First and foremost, they are building awareness of a condition that is entirely and unmistakeably visible to them, in response to their frustration at a society that tends to sweep difficult and agonistic engagements under the carpet in service of maintaining the prevailing top-down rainbow-nation narrative. That is, the government-led rainbow nation narrative, that was intended as a project for nation-building, is today holding back open and frank exchange on the lack of transformation, and the everyday difficulties of encountering systemic privilege, racism, sexism and prejudice in South African society.

Perhaps it is to be expected that the fossils of yesteryear would be more obsessed with the artifacts of history rather than how that history manifests in the present i.e. how it is experienced by the youth as they encounter a society that is in denial about the very obvious shortcomings of its current condition. It’s all fine and well to adopt Oxbridge postures and deliver lectures on the lessons of history in order to impress your peers, but it is quite another thing to attempt to engage seriously with students and the youth, and the key issues that they are boldly attempting to tackle in our society.
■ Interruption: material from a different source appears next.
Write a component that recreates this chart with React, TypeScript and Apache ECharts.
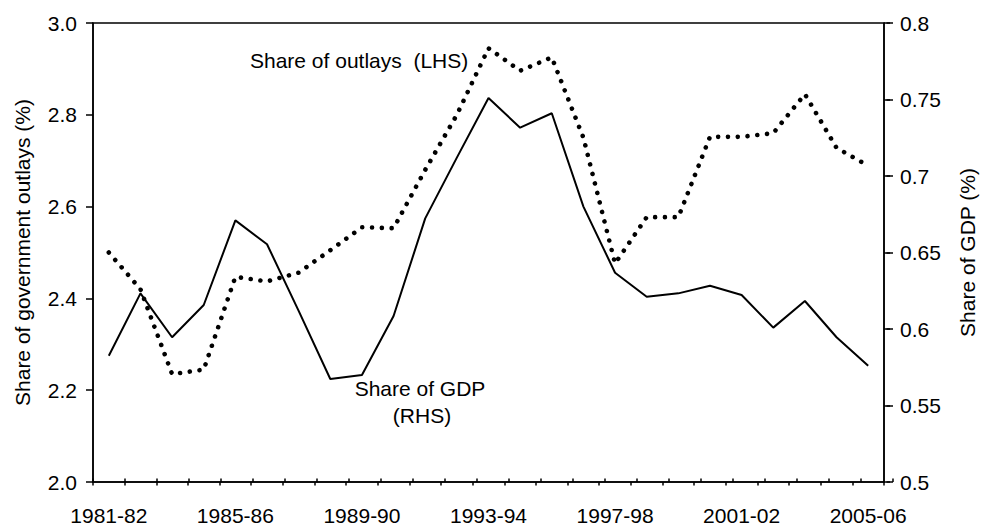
import React, { useEffect, useRef } from "react";
import * as echarts from "echarts";

const years = [
  "1981-82", "1982-83", "1983-84", "1984-85", "1985-86", "1986-87", "1987-88",
  "1988-89", "1989-90", "1990-91", "1991-92", "1992-93", "1993-94", "1994-95",
  "1995-96", "1996-97", "1997-98", "1998-99", "1999-00", "2000-01", "2001-02",
  "2002-03", "2003-04", "2004-05", "2005-06",
];

// Share of government outlays (%), LHS — dotted line
const outlaysShare = [
  2.5, 2.42, 2.235, 2.245, 2.447, 2.437, 2.456, 2.505, 2.555, 2.553, 2.68,
  2.8, 2.945, 2.896, 2.925, 2.75, 2.476, 2.577, 2.577, 2.752, 2.752, 2.76,
  2.845, 2.728, 2.689,
];

// Share of GDP (%), RHS — solid line
const gdpShare = [
  0.5825, 0.6233, 0.5946, 0.6157, 0.671, 0.6554, 0.6118, 0.5673, 0.5699,
  0.6085, 0.6723, 0.712, 0.751, 0.7316, 0.741, 0.68, 0.6368, 0.6211, 0.6233,
  0.6283, 0.6222, 0.6009, 0.6183, 0.5946, 0.576,
];

const leftMin = 2.0;
const leftMax = 3.0;
const leftStep = 0.2;
const rightMin = 0.5;
const rightMax = 0.8;
const rightStep = 0.05;

const FONT = "'Liberation Sans', Arial, Helvetica, sans-serif";
const FS = 21;
const INK = "#000";

export default function App() {
  const ref = useRef<HTMLDivElement>(null);

  useEffect(() => {
    if (!ref.current) return;
    const chart = echarts.init(ref.current, null, { renderer: "svg" });
    const grid = { left: 93, right: 93, top: 23, bottom: 46, containLabel: false };
    const lineStyle = { color: INK, width: 1.5 };
    const textStyle = { color: INK, fontSize: FS, fontFamily: FONT };

    chart.setOption({
      animation: false,
      backgroundColor: "#fff",
      grid: [
        { ...grid, show: true, borderColor: INK, borderWidth: 1.5, backgroundColor: "transparent" },
        { ...grid },
      ],
      xAxis: [
        {
          type: "category",
          gridIndex: 0,
          data: years,
          boundaryGap: true,
          axisLine: { show: true, lineStyle },
          axisTick: { show: true, interval: 0, length: 3.5, lineStyle },
          axisLabel: { interval: 3, margin: 23, ...textStyle },
          splitLine: { show: false },
        },
        {
          type: "category",
          gridIndex: 1,
          data: years,
          boundaryGap: true,
          axisLine: { show: false },
          axisTick: { show: true, inside: true, interval: 0, length: 3.5, lineStyle },
          axisLabel: { show: false },
          splitLine: { show: false },
        },
      ],
      yAxis: [
        {
          type: "value",
          gridIndex: 0,
          position: "left",
          min: leftMin,
          max: leftMax,
          interval: leftStep,
          name: "Share of government outlays (%)",
          nameLocation: "middle",
          nameGap: 60,
          nameTextStyle: textStyle,
          axisLine: { show: true, lineStyle },
          axisTick: { show: true, length: 7, lineStyle },
          axisLabel: { margin: 16, formatter: (v: number) => v.toFixed(1), ...textStyle },
          splitLine: { show: false },
        },
        {
          type: "value",
          gridIndex: 0,
          position: "right",
          min: rightMin,
          max: rightMax,
          interval: rightStep,
          name: "Share of GDP (%)",
          nameLocation: "middle",
          nameGap: 73,
          nameTextStyle: textStyle,
          axisLine: { show: true, lineStyle },
          axisTick: { show: true, length: 6, lineStyle },
          axisLabel: {
            margin: 16,
            formatter: (v: number) => String(parseFloat(v.toFixed(2))),
            ...textStyle,
          },
          splitLine: { show: false },
        },
        {
          type: "value",
          gridIndex: 1,
          position: "right",
          min: rightMin,
          max: rightMax,
          interval: rightStep,
          axisLine: { show: false },
          axisTick: { show: true, inside: true, length: 6.5, lineStyle },
          axisLabel: { show: false },
          splitLine: { show: false },
        },
      ],
      series: [
        {
          name: "Share of GDP (RHS)",
          type: "line",
          xAxisIndex: 0,
          yAxisIndex: 1,
          data: gdpShare,
          symbol: "none",
          lineStyle: { color: INK, width: 2 },
        },
        {
          name: "Share of outlays (LHS)",
          type: "line",
          xAxisIndex: 0,
          yAxisIndex: 0,
          data: outlaysShare,
          symbol: "none",
          lineStyle: { color: INK, width: 4.6, type: [0.01, 9.8], cap: "round", join: "round" },
        },
      ],
      graphic: [
        {
          type: "text",
          x: 250,
          y: 60,
          style: {
            text: "Share of outlays  (LHS)",
            fill: INK,
            fontSize: FS,
            fontFamily: FONT,
            align: "left",
            verticalAlign: "middle",
          },
        },
        {
          type: "text",
          x: 420,
          y: 388,
          style: {
            text: "Share of GDP",
            fill: INK,
            fontSize: FS,
            fontFamily: FONT,
            align: "center",
            verticalAlign: "middle",
          },
        },
        {
          type: "text",
          x: 422,
          y: 415,
          style: {
            text: "(RHS)",
            fill: INK,
            fontSize: FS,
            fontFamily: FONT,
            align: "center",
            verticalAlign: "middle",
          },
        },
      ],
    });

    return () => chart.dispose();
  }, []);

  return (
    <div
      ref={ref}
      style={{ position: "fixed", left: 0, top: 0, width: 986, height: 528, background: "#fff" }}
    />
  );
}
Seizing upon a minority of misguided actions to launch into repetitive – and frankly over-rehearsed – critiques of the student movement, without actually engaging them or their thought processes with keen interest, serves no purpose other than to reinforce the establishment that the new elite have successfully occupied, upheld and gained substantial benefits from. Indeed, what is telling, is how scarcely any criticism or similar “advice” is directed at academics, the institutions of higher learning and government itself. This, more than anything, lies in stark contrast to the detailed preachy advisories that have been directed at the students, and says everything we need to know about what has motivated the aging products of the 20th Century to take to the pulpit once again.